BMJ Opinion Pieces Discuss Value Of Multisectoral Collaboration In Health, SDGs

The BMJ: Multisectoral collaboration for health and sustainable development
Wendy J. Graham, professor at the London School of Hygiene and Tropical Medicine, and colleagues

“…[M]uch of the power of the Sustainable Development Goals (SDGs) is in the 17th goal: ‘partnerships for the goals.’ This final goal could easily be overlooked by cynics as an administrative add-on, aiming merely to scoop up financing. It is here, however, that the goals’ power is hidden within broad indicators such as ‘policy coherence’ and ‘multistakeholder partnerships.’ … This week, The BMJ publishes a series of articles [involving 12 country case studies] that attempt to unpick how best to work across sectors to achieve better health and sustainable development. … But let’s be clear, the learning environment in which knowledge was developed and shared across sectors, as described in the 12 country case studies, is not easy to create or sustain. … One particular tension … is the challenge of asking leaders to judge and report on the success of their own initiatives. … In the drive for ‘progress,’ … there is often pressure to suppress key lessons on what has not worked. … But all failures are opportunities to learn … We call upon the diverse communities in the readership of The BMJ and those attending the [Partners’ Forum in New Delhi in December 2018] to push for more effective and open communication, not just on successes but also on the ‘heroic failures’ in health and development — namely, those other opportunities from which we must learn” (12/7).
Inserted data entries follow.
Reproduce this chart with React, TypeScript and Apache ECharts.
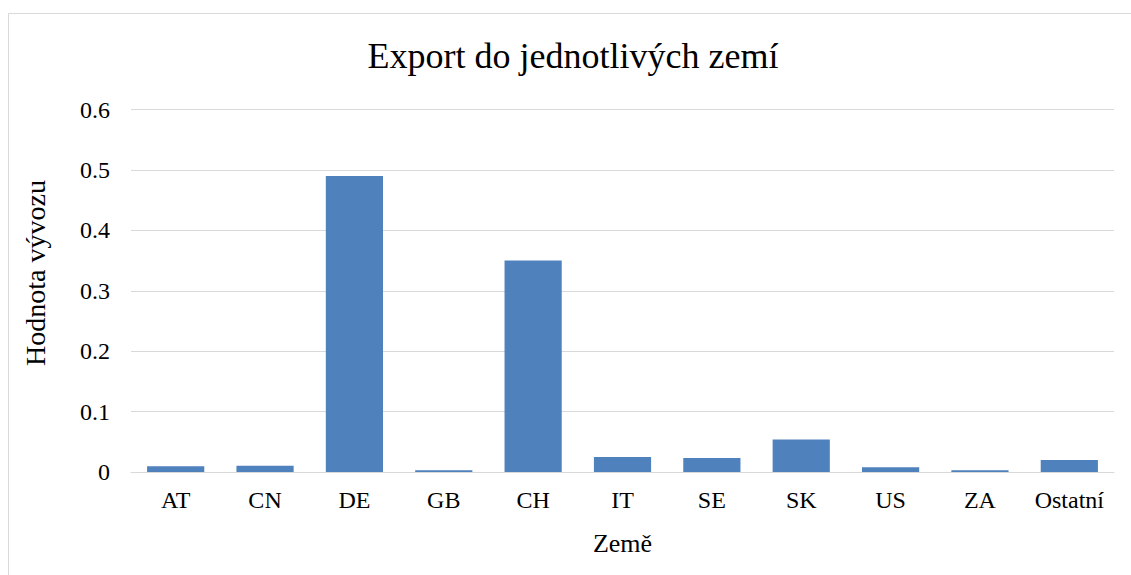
import React, { useEffect, useRef } from "react";
import * as echarts from "echarts";

const categories = ["AT", "CN", "DE", "GB", "CH", "IT", "SE", "SK", "US", "ZA", "Ostatní"];
const values = [0.0095, 0.0105, 0.49, 0.003, 0.35, 0.025, 0.023, 0.054, 0.008, 0.003, 0.02];
const yTicks = { min: 0, max: 0.6, interval: 0.1 };
const titleText = "Export do jednotlivých zemí";
const xName = "Země";
const yName = "Hodnota vývozu";

export default function App() {
  const ref = useRef<HTMLDivElement>(null);
  useEffect(() => {
    document.body.style.margin = "0";
    document.body.style.overflow = "hidden";
    const chart = echarts.init(ref.current!, null, { renderer: "svg" });
    const font = "'Liberation Serif', 'Times New Roman', serif";
    chart.setOption({
      animation: false,
      textStyle: { fontFamily: font, color: "#000" },
      title: {
        text: titleText,
        left: 568,
        textAlign: "center",
        top: 33,
        textStyle: { fontFamily: font, fontSize: 36, fontWeight: "normal", color: "#000" },
      },
      graphic: [
        {
          type: "rect",
          shape: { x: 8.5, y: 13.5, width: 1200, height: 700 },
          style: { fill: "none", stroke: "#d9d9d9", lineWidth: 1 },
          silent: true,
        },
        {
          type: "text",
          x: 35,
          y: 273,
          rotation: Math.PI / 2,
          style: {
            text: yName,
            fontFamily: font,
            fontSize: 28,
            fill: "#000",
            align: "center",
            verticalAlign: "middle",
          },
          silent: true,
        },
      ],
      grid: { left: 131, right: 17, top: 109.5, bottom: 103, containLabel: false },
      xAxis: {
        type: "category",
        data: categories,
        name: xName,
        nameLocation: "middle",
        nameGap: 58,
        nameTextStyle: { fontFamily: font, fontSize: 26, color: "#000" },
        axisLine: { lineStyle: { color: "#d9d9d9", width: 1 } },
        axisTick: { show: false },
        axisLabel: { fontFamily: font, fontSize: 24, color: "#000", margin: 16, interval: 0, hideOverlap: false },
      },
      yAxis: {
        type: "value",
        min: yTicks.min,
        max: yTicks.max,
        interval: yTicks.interval,
        axisLine: { show: false },
        axisTick: { show: false },
        splitLine: { lineStyle: { color: "#d9d9d9", width: 1 } },
        axisLabel: {
          fontFamily: font,
          fontSize: 24,
          color: "#000",
          margin: 21,
          formatter: (v: number) => (v === 0 ? "0" : String(Math.round(v * 10) / 10)),
        },
      },
      series: [
        {
          type: "bar",
          data: values,
          barCategoryGap: "36%",
          itemStyle: { color: "#4f81bd" },
        },
      ],
    });
    return () => chart.dispose();
  }, []);
  return <div ref={ref} style={{ width: 1131, height: 575 }} />;
}
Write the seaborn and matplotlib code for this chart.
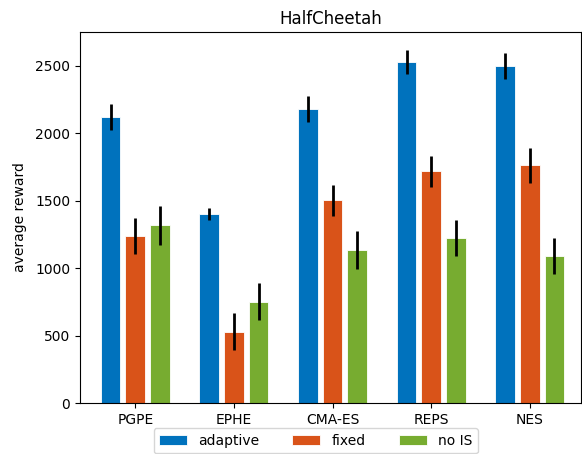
import pandas as pd
import numpy as np
import matplotlib
matplotlib.use('Agg')
import matplotlib.pyplot as plt
import seaborn as sns

# datos
algoritmos = ['PGPE', 'EPHE', 'CMA-ES', 'REPS', 'NES']
metodos = ['adaptive', 'fixed', 'no IS']
adaptive = [2120, 1398, 2180, 2528, 2498]
fixed = [1236, 530, 1504, 1718, 1762]
no_is = [1318, 752, 1132, 1222, 1088]
err_adaptive = [100, 45, 95, 90, 95]
err_fixed = [135, 135, 115, 115, 130]
err_no_is = [145, 135, 140, 135, 135]

colores = ['#0072BD', '#D95319', '#77AC30']

df = pd.DataFrame({
    'algoritmo': algoritmos * 3,
    'metodo': np.repeat(metodos, len(algoritmos)),
    'reward': adaptive + fixed + no_is,
})
errores = [err_adaptive, err_fixed, err_no_is]

fig = plt.figure(figsize=(5.82, 4.54), dpi=100)
ax = fig.add_axes([0.1375, 0.1123, 0.861, 0.8172])

sns.barplot(data=df, x='algoritmo', y='reward', hue='metodo',
            palette=colores, saturation=1, width=0.75, gap=0.2, errorbar=None,
            edgecolor='white', linewidth=0.6, ax=ax)

# barras de error
for cont, err in zip(ax.containers, errores):
    xs = [p.get_x() + p.get_width() / 2 for p in cont]
    hs = [p.get_height() for p in cont]
    ax.errorbar(xs, hs, yerr=err, fmt='none', ecolor='black', elinewidth=2, capsize=0)

ax.set_xlim(-0.56, 4.52)
ax.set_ylim(0, 2750)
ax.set_yticks([0, 500, 1000, 1500, 2000, 2500])
ax.set_title('HalfCheetah')
ax.set_xlabel('')
ax.set_ylabel('average reward', labelpad=6)
ax.legend(loc='upper center', bbox_to_anchor=(0.47, -0.068), ncol=3,
          borderaxespad=0, handlelength=2.0, columnspacing=2.4)

fig.savefig('out.png', dpi=100)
BMJ Blog: To achieve the SDG health goals we need to recognize the goals and outcomes of other sectors
Tobias Alfvén, associate professor in global child health at the Department of Public Health Sciences at Karolinska Institutet; Agnes Binagwaho, vice chancellor of the University of Global Health Equity, senior lecturer in the department of global health and social medicine at Harvard Medical School; and Måns Nilsson, executive director of Stockholm Environmental Institute

“Since the Sustainable Development Goals (SDGs) were introduced in September 2015, we have read the phrase ‘we cannot continue with business as usual’ many times. It is now common to hear calls to transform the way we work by taking an integrated approach and pursue multisectoral partnerships. However, it is still rare for proponents to explain how collaboration between different sectors can happen or what such collaboration looks like in practice. It is therefore inspiring to read the article by Shyama Kuruvilla and colleagues that explores how health and development programs have navigated the challenges of multisectoral collaboration. … This is what the SDGs are about; a coherent and integrated approach to resolve some of the world’s major development challenges across environmental, social, economic, and institutional domains. To make sense of this, and to foster multisectoral collaboration, we need a structured way of identifying interactions between sectors. … To make this approach work, and avoid only ad-hoc successes, it should include the mapping of interactions and structuring collaboration as part of the institutional procedures of decision making — not only national but also at local, district, and regional levels and wherever the planning, resourcing, and management of health care systems take place” (12/7).